Two Piedmont men who thrive as rock and rhythm and blues artists could also be viewed as musical philosophers. The intensity of their onstage sound is equaled only by their passion for the role of music and its impact on humanity.
Seeking musical perfection underpins their performances.
On April 20 they will release their first album, titled “Kingdom From.” It will be available from Spotify and iTunes.
The exceptional talent these men possess seems secondary to how they see their craft and commitment to be the best. They know full-well such intensity is critical in achieving artistic and financial acclaim.
But ultimately, their philosophical insights on music stand above success. Music reflects their emotional and artistic core.
“I believe that artists serve a vital and nearly biological function for humanity. Musicians stand on the border of nature and culture and look into it, tell the truth of those stories and enrich the lives of people,” John Schreiner said.
Schreiner, 31, married with a newborn son, is the leader and multi-instrument virtuoso of the group simply called Schreiner as in “Schreiner is finer.” His onstage reflection is bass player Jay Glaspy.
“I met John at the New Life Church in Gainesville shortly after moving here in 2014. My wife and I attended our first service there during the Christmas season, to meet people since we were new to the area. John was the worship leader at the time, and he played in the church group,” said Glaspy.
“After seeing the band play, I wondered if they needed a bass player. They did. And after a couple of years of playing together, we formed Schreiner. Attending that church service was probably the most important thing that happened in my life.”
That’s not an idle sentiment, since Glaspy, 41, is a recently retired Green Beret. He served five combat tours in Afghanistan in the Special Forces and had earned a Bronze Star for valor at the time he met Schreiner.
He was working in cybersecurity for a year after his military service but realized after joining forces with Schreiner that he wanted to pursue music full time.
Today, their three-piece band is a tight unit, with one of four skilled drummers performing with them based on availability.
Schreiner grew up in Warrenton; his family moved here when he was 12. That’s when he began writing and playing Christian contemporary music.
“I knew I was going to be a professional musician when I was 9 years old. Music has been the defining feature of my life,” he said.
He started college in Minnesota but later transferred to Lee University in Tennessee, graduating with a degree in vocal music performance. For most of his college years, he studied opera and performed in numerous operatic roles. “I thought for a time I would pursue opera professionally. I knew I had the chops for it,” he said.
He also played in a Christian band called Myrrh, releasing two albums before deciding to shift to country music with the release of his third album.
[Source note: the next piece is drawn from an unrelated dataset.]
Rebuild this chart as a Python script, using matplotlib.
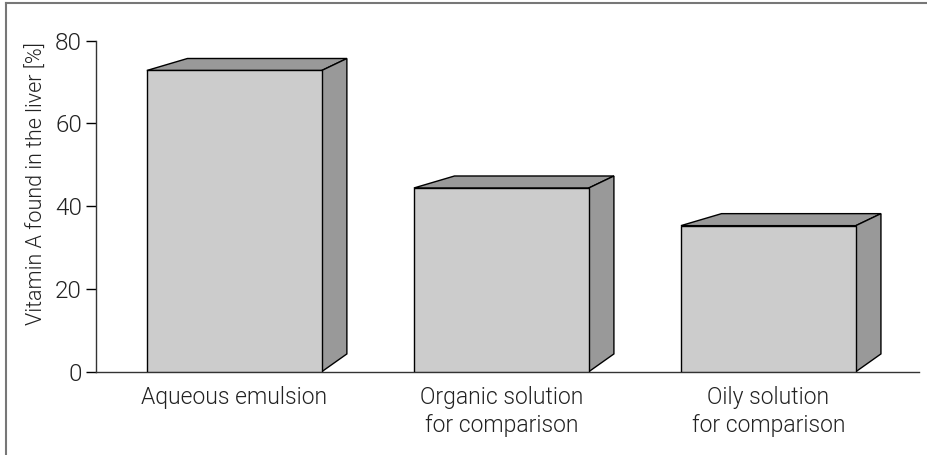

His eventual evolution to blended rock and rhythm and blues came when he realized, “You kind of pursue rock at your own peril because of the demands it places on your voice. That’s why I wound up between rock and R&B. Those are the juicy genres for me and the most challenging,” he said.
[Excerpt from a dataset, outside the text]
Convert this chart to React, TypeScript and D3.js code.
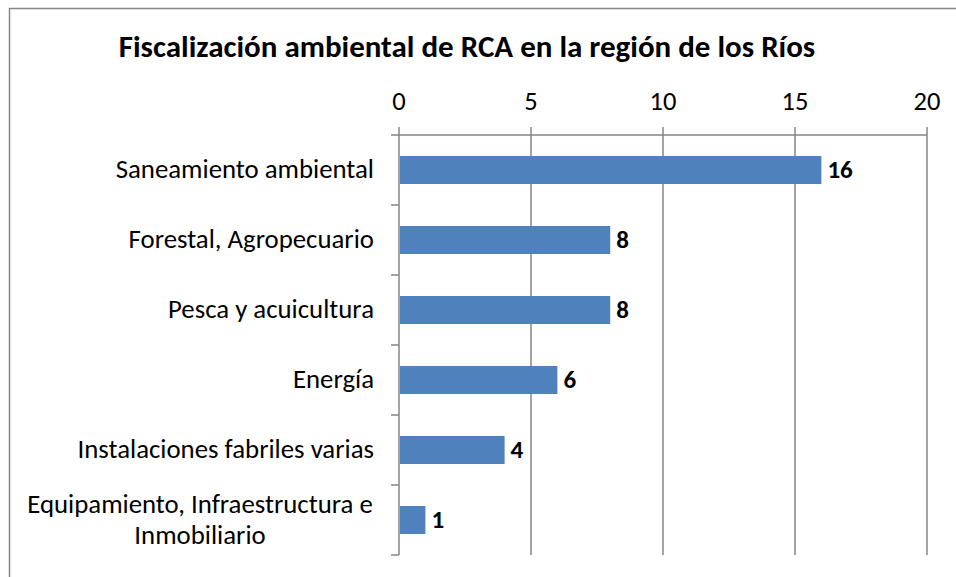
import React from "react";
import * as d3 from "d3";

const categories = [
  "Saneamiento ambiental",
  "Forestal, Agropecuario",
  "Pesca y acuicultura",
  "Energía",
  "Instalaciones fabriles varias",
  "Equipamiento, Infraestructura e Inmobiliario",
];
const categoryLines = [
  ["Saneamiento ambiental"],
  ["Forestal, Agropecuario"],
  ["Pesca y acuicultura"],
  ["Energía"],
  ["Instalaciones fabriles varias"],
  ["Equipamiento, Infraestructura e", "Inmobiliario"],
];
const values = [16, 8, 8, 6, 4, 1];
const xTicks = [0, 5, 10, 15, 20];
const title = "Fiscalización ambiental de RCA en la región de los Ríos";

const W = 956;
const H = 577;
const FONT = "Carlito, Calibri, Lato, 'Open Sans', sans-serif";

export default function App() {
  const left = 399, right = 927, top = 135, bottom = 555;
  const x = d3.scaleLinear().domain([0, 20]).range([left, right]);
  const y = d3.scaleBand<string>().domain(categories).range([top, bottom]).paddingInner(0.6).paddingOuter(0.3);
  const step = y.step();
  const grid = "#868686";

  return (
    <svg width={W} height={H} style={{ position: "absolute", left: 0, top: 0, background: "#fff" }} fontFamily={FONT}>
      <rect x={0} y={0} width={W} height={H} fill="#fff" />
      <path d={`M9.5,${H} V8.5 H${W}`} fill="none" stroke="#868686" strokeWidth={1.5} />
      <text x={467} y={57} textAnchor="middle" fontSize={31} fontWeight="bold" fill="#000">{title}</text>
      {xTicks.map((t) => (
        <g key={t}>
          <line x1={x(t)} x2={x(t)} y1={top - 8} y2={bottom} stroke={grid} strokeWidth={1.5} />
          <text x={x(t)} y={110} textAnchor="middle" fontSize={26.5} fill="#000">{t}</text>
        </g>
      ))}
      <line x1={left} x2={right} y1={top} y2={top} stroke={grid} strokeWidth={1.5} />
      {d3.range(categories.length + 1).map((i) => (
        <line key={i} x1={left - 8} x2={left} y1={top + i * step} y2={top + i * step} stroke={grid} strokeWidth={1.5} />
      ))}
      {categories.map((c, i) => {
        const yy = y(c)!;
        const bh = y.bandwidth();
        const cy = yy + bh / 2;
        const lines = categoryLines[i];
        const multi = lines.length > 1;
        return (
          <g key={c}>
            <rect x={x(0) + 1} y={yy} width={x(values[i]) - x(0) - 1} height={bh} fill="#4F81BD" />
            <text x={x(values[i]) + 6} y={cy + 8} fontSize={25} fontWeight="bold" fill="#000">{values[i]}</text>
            {lines.map((l, j) => (
              <text key={j} x={multi ? 200 : 374} y={cy + 8 + (j - (lines.length - 1) / 2) * 31} textAnchor={multi ? "middle" : "end"} fontSize={26.8} fill="#000">{l}</text>
            ))}
          </g>
        );
      })}
    </svg>
  );
}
His musical education led him to want “to become the best singer in the world.” He practiced tirelessly during his college years to hone the quality of his voice and his musical instrument.
Today he lives in Paris, Virginia, and performs 300 shows a year as both a solo artist, and increasingly, with his own band. His solo gigs include weekly performances at Mastro’s, a high-end steakhouse in the heart of D.C. He is also well-known for his private party and corporate Fortune 500 performances, including shows at the MGM National Harbor Hotel.
Glaspy grew up in Los Angeles and is a lifelong music fan. He was a high-school athlete and joined the U.S. Army at age 18. Within three years he was accepted into the Special Forces, after meeting its demanding requirements.
As fate would have it, he joined the elite command just before 9/11 and was deployed shortly thereafter with multiple combat tours in Afghanistan. He currently lives in Haymarket with his wife and two children.
Glaspy makes an insightful comparison between a high-caliber musician and a warrior.
“Working with an elite musician like John, I saw the same traits as being a member of the Special Forces. They share a strong work ethic and a relentless desire to master their craft.
“And it never ends. Always seeking to improve and get better is the goal in both disciplines,” he said. “I took those principles and applied them to my music. Like the military, you find a good teacher and put in the hours to become successful.”
One of his go-to books embodying that principle is titled "The Talent Code: Greatness Isn't Born. It's Grown. Here's How." by Daniel Coyle.
The book says, "We tend to only see the end result when we watch masters in action. What we do not see are the 10,000 hours of hard work that went into that one moment. We become masters of our life through the same long-term, step-by-step process."
Schreiner and Glaspy embody those principles each time they step on stage.
“It is constant work to make a dent in the music industry. John and I work really hard on what we do,” said Glaspy.
Schreiner will perform live on April 20 at 8:30 p.m. at Uptown Alley in Manassas, concurrent with the release of the of their first album, “Kingdom From.”
Cuts from two of the album’s songs, along with their performance schedule, can be found at www.schreinermusic.com.
Or catch them in a this YouTube performance of “Kingdom From”
Watch the video here:
Ideally, you’ll be present on April 20 to see in person what may well be the launch of the next big story in today’s music.